Contributing to the timeliness of the movie as it relates to 2017, Alan Rickman was one of many celebrities who passed on in the last year and his performance as ruthless German genius-turned-criminal Hans Gruber is one for the ages, especially given the plethora of magnificent villains that Rickman has portrayed during his life.
Bruce Willis stars in Die Hard. Courtesy of CinemaSalem
Bruce Willis stars in Die Hard.

At heart, Die Hard is like a classic spaghetti Western. The black hats, the Germans, have taken over the town and the one thing that stands in their way is the white hat, John McClane. One man spends the bulk of the movie fighting desperately against the machine, thwarting Gruber's plans at every turn. Nobody will help him; the police think his phone calls are fake, and the rest of the building is abandoned. Even his catchphrase, "Yippee-kay-yay motherf*cker!" has a hint of the Old West. After the battle is over, McClane rides off into the sunset, arm in arm with his true love.

Some might also view Die Hard as just another Bruce Willis vessel, but what's wrong with that? In his prime, Willis was right up there with Stallone and Schwarzenegger as one of the best movie badasses of the 20th century. McClane's machine-gun-toting, glass-breaking bravado is justified, targeted, and not overdone. He doesn't want to kill, but he will if anything stands between him and his love.
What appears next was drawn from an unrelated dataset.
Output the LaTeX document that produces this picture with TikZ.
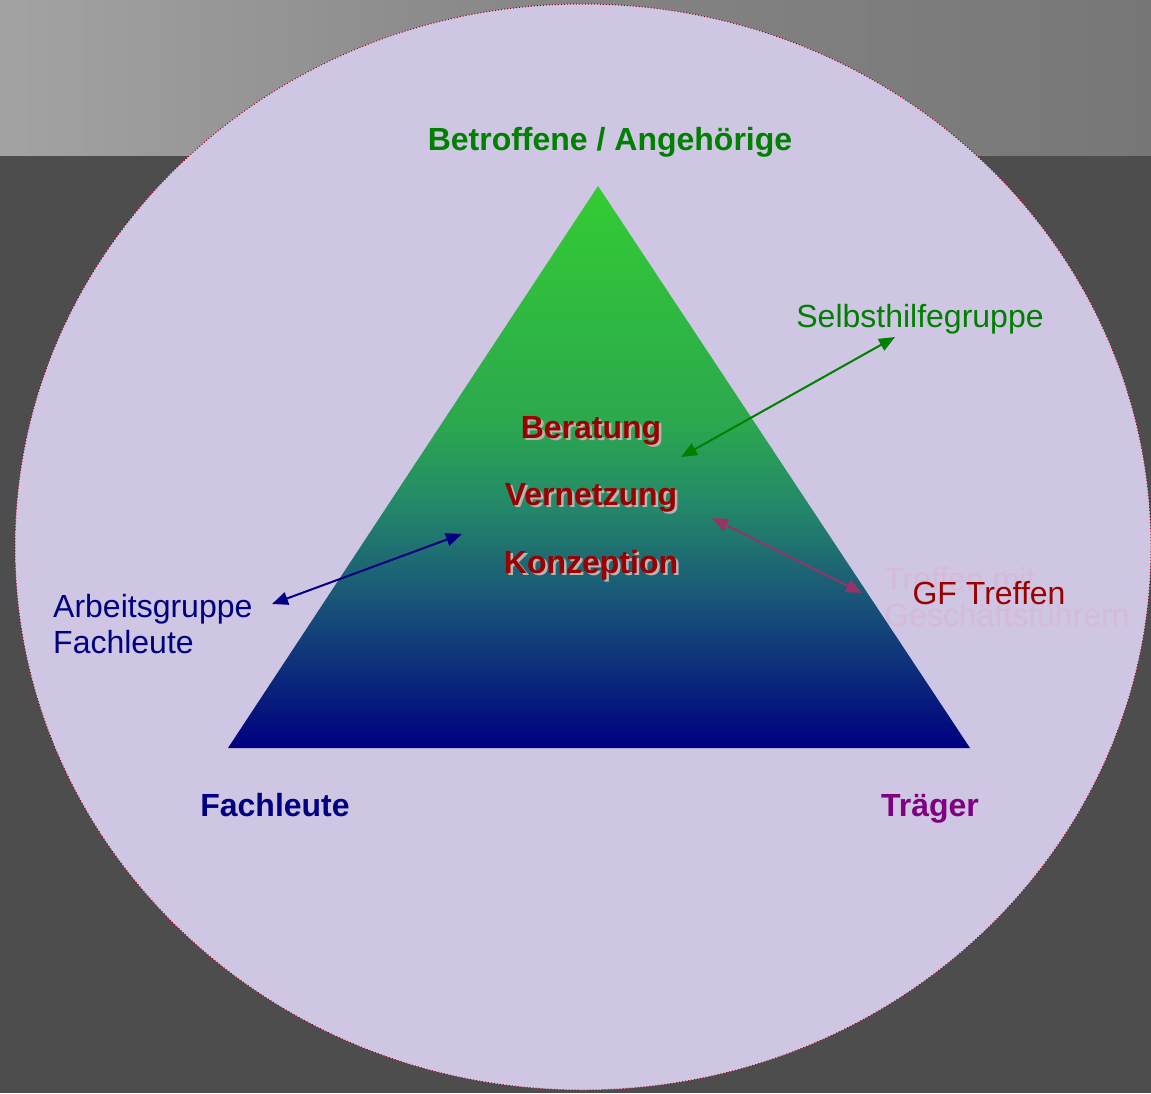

One of the most underrated parts of director John McTiernan's film is the soundtrack. "Beethoven's 9th Symphony" is featured prominently, both to emphasize the German-ness of the antagonists and to offer a profound contrast to the movie's violent nature. Several holiday tunes, like "Winter Wonderland" and "Let it Snow!" along with sleigh bells, keep the action's Christmas setting in the back of the audience's head.

All in all, Die Hard is simply a great action movie with good acting and a solid soundtrack that you don't really want to end (not that I'm saying that the sequels are any good). If you need to use the holiday season, or Alan Rickman's passing, as an excuse to watch it, then go ahead. But any time of year, Die Hard is a classic.